Chiral emission induced by optical Zeeman effect in polariton micropillars

TL;DR

This paper demonstrates that polarization-dependent interactions in microcavity polaritons can break time-reversal symmetry and induce chiral emission without external magnetic fields, enabling optical control of topological states.

Contribution

It reveals a novel mechanism for breaking time-reversal symmetry in polaritons via polarization interactions, leading to chiral emission without magnetic fields.

Findings

Polarization-dependent polariton interactions induce Zeeman-like splitting.

Circularly polarized excitation results in vortical, chiral emission.

Potential for optically controlling topological polariton states.

Abstract

The low sensitivity of photons to external magnetic fields is one of the major challenges for the engineering of photonic lattices with broken time-reversal symmetry.

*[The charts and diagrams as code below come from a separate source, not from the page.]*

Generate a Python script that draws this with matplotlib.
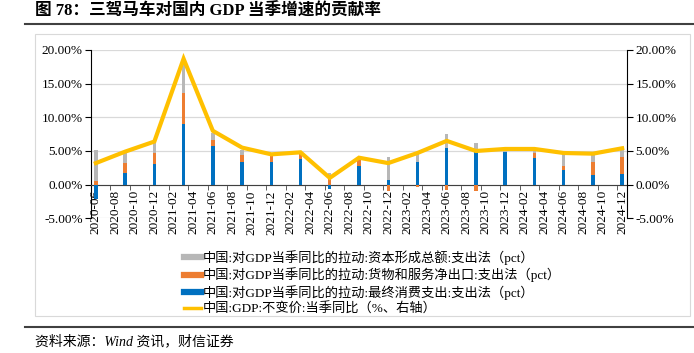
import numpy as np
import matplotlib
matplotlib.use('Agg')
import matplotlib.pyplot as plt
from matplotlib.lines import Line2D
from matplotlib.patches import Rectangle
from matplotlib.ticker import FuncFormatter

plt.rcParams['font.family'] = ['Liberation Serif', 'Noto Sans CJK SC']
plt.rcParams['axes.unicode_minus'] = False

# quarterly data (pct / %)
quarters = ['2020-06', '2020-09', '2020-12', '2021-03', '2021-06', '2021-09', '2021-12',
            '2022-03', '2022-06', '2022-09', '2022-12', '2023-03', '2023-06', '2023-09',
            '2023-12', '2024-03', '2024-06', '2024-09', '2024-12']
consumption = [-2.1, 1.8, 3.1, 9.0, 5.7, 3.4, 3.4, 3.8, -0.7, 2.8, 0.7, 3.3, 5.5, 4.8,
               4.8, 4.0, 2.2, 1.4, 1.6]
net_exports = [0.5, 1.4, 1.6, 4.6, 0.9, 1.0, 0.9, 0.7, 0.9, 0.9, -0.9, -0.3, -0.8, -1.0,
               0.0, 0.75, 0.6, 2.0, 2.5]
capital = [4.7, 1.6, 1.6, 4.9, 1.1, 0.8, 0.2, 0.3, 0.8, 0.3, 3.4, 1.4, 2.0, 1.4,
           0.4, 0.4, 1.8, 1.1, 1.0]
gdp = [3.2, 4.9, 6.4, 18.7, 8.0, 5.5, 4.5, 4.8, 1.0, 4.0, 3.2, 4.7, 6.5, 5.0,
       5.3, 5.3, 4.7, 4.6, 5.4]

month_labels = ['%d-%02d' % (y, m) for y in range(2020, 2025) for m in range(2, 13, 2)
                if not (y == 2020 and m < 6)]

labels = ['中国:对GDP当季同比的拉动:资本形成总额:支出法（pct）',
          '中国:对GDP当季同比的拉动:货物和服务净出口:支出法（pct）',
          '中国:对GDP当季同比的拉动:最终消费支出:支出法（pct）',
          '中国:GDP:不变价:当季同比（%、右轴）']
colors = {'capital': '#B7B7B7', 'net': '#ED7D31', 'cons': '#0070C0', 'gdp': '#FFC000'}


def month_index(s):
    y, m = s.split('-')
    return (int(y) - 2020) * 12 + int(m) - 6


qx = np.array([month_index(q) for q in quarters])
mx = np.array([month_index(m) for m in month_labels])

fig = plt.figure(figsize=(6.94, 3.53), dpi=100)
ax = fig.add_axes([91 / 694, 1 - 218.3 / 353, (627 - 91) / 694, (218.3 - 50) / 353])

# stacked bars, positives up from 0 and negatives down from 0
pos_base = np.zeros(len(qx))
neg_base = np.zeros(len(qx))
for vals, c in [(consumption, colors['cons']), (net_exports, colors['net']),
                (capital, colors['capital'])]:
    v = np.array(vals)
    bottom = np.where(v >= 0, pos_base, neg_base)
    ax.bar(qx, v, bottom=bottom, width=0.35, color=c, zorder=3)
    pos_base = pos_base + np.where(v > 0, v, 0)
    neg_base = neg_base + np.where(v < 0, v, 0)

ax.set_ylim(-5, 20)
ax.set_xlim(-0.5, 54.5)
ax.set_yticks(np.arange(-5, 20.1, 5))
fmt = FuncFormatter(lambda v, p: '%.2f%%' % v)
ax.yaxis.set_major_formatter(fmt)
ax.grid(axis='y', color='#D9D9D9', lw=0.9, zorder=0)
ax.set_axisbelow(True)

ax.spines['top'].set_visible(False)
ax.spines['bottom'].set_position(('data', 0))
ax.spines['bottom'].set_color('#404040')
ax.spines['left'].set_color('black')
ax.spines['right'].set_visible(False)

ax.set_xticks(mx)
ax.set_xticklabels(month_labels, rotation=90, fontsize=9.5)
ax.set_xticks(np.arange(1.5, 54.5, 2), minor=True)
ax.tick_params(axis='x', which='major', length=0, pad=4)
ax.tick_params(axis='x', which='minor', length=3.5, direction='out', color='#404040')
ax.tick_params(axis='y', length=4, direction='out', labelsize=9.5, pad=2)

ax2 = ax.twinx()
ax2.plot(qx, gdp, color=colors['gdp'], lw=3, solid_joinstyle='miter', zorder=4)
ax2.set_ylim(-5, 20)
ax2.set_yticks(np.arange(-5, 20.1, 5))
ax2.yaxis.set_major_formatter(fmt)
ax2.tick_params(axis='y', length=4, direction='out', labelsize=9.5, pad=2)
for s in ['top', 'bottom', 'left']:
    ax2.spines[s].set_visible(False)
ax2.spines['right'].set_color('black')

handles = [Line2D([], [], color=colors['capital'], lw=4.5),
           Line2D([], [], color=colors['net'], lw=4.5),
           Line2D([], [], color=colors['cons'], lw=4.5),
           Line2D([], [], color=colors['gdp'], lw=2.5)]
fig.legend(handles, labels, loc='upper left', bbox_to_anchor=(184 / 694, 1 - 250 / 353),
           frameon=False, fontsize=9.5, handlelength=1.3, handletextpad=0.15,
           labelspacing=0.2, borderpad=0, borderaxespad=0)

# frame, title, rules and source
fig.add_artist(Rectangle((35 / 694, 1 - 316 / 353), (690 - 35) / 694, (316 - 34) / 353,
                         transform=fig.transFigure, fill=False, edgecolor='#D9D9D9', lw=0.8))
fig.add_artist(Line2D([25 / 694, 1], [1 - 24.3 / 353] * 2, color='#404040', lw=1.5))
fig.add_artist(Line2D([25 / 694, 1], [1 - 326.7 / 353] * 2, color='#404040', lw=1.5))
fig.text(35 / 694, 1 - 12 / 353, '图 78：三驾马车对国内 GDP 当季增速的贡献率',
         fontsize=12, fontweight='bold', va='center')
fig.text(35 / 694, 1 - 341 / 353, '资料来源：Wind 资讯，财信证券',
         fontsize=10, style='italic', va='center')

fig.savefig('out.png', dpi=100)
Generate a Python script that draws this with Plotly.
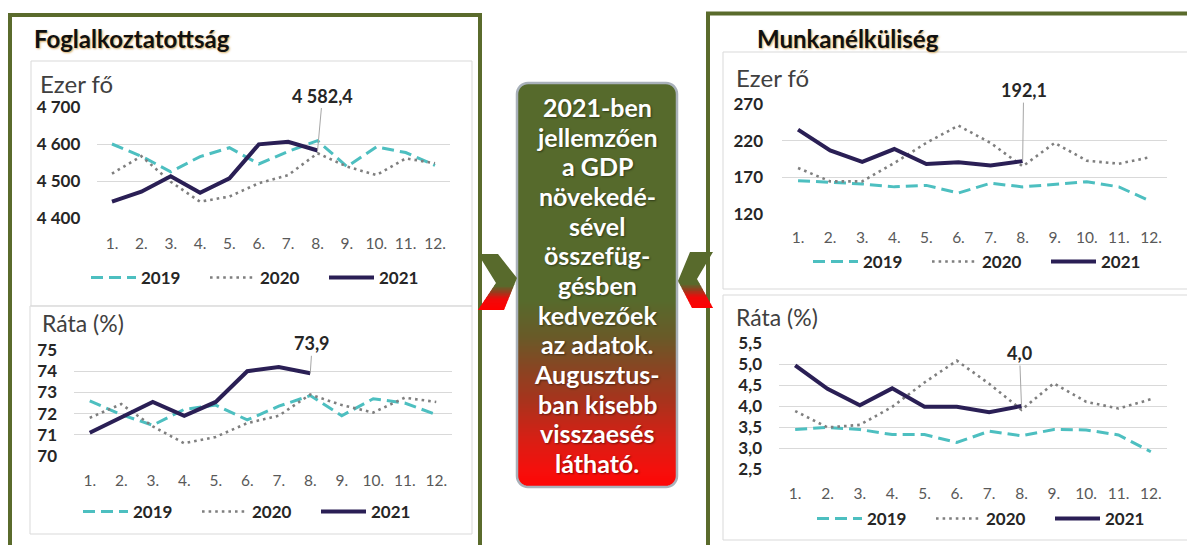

Here we show that time-reversal symmetry can be broken for microcavity polaritons in the absence of any external magnetic field thanks to polarization dependent polariton interactions. Circularly polarized excitation of carriers in a micropillar induces a Zeeman-like energy splitting between polaritons of opposite polarizations. In combination with optical spin-orbit coupling inherent to semiconductor microstructures, the interaction induced Zeeman splitting results in emission of vortical beams with a well-defined chirality. Our experimental findings can be extended to lattices of coupled micropillars opening the possibility of controling optically the topological properties of polariton Chern insulators.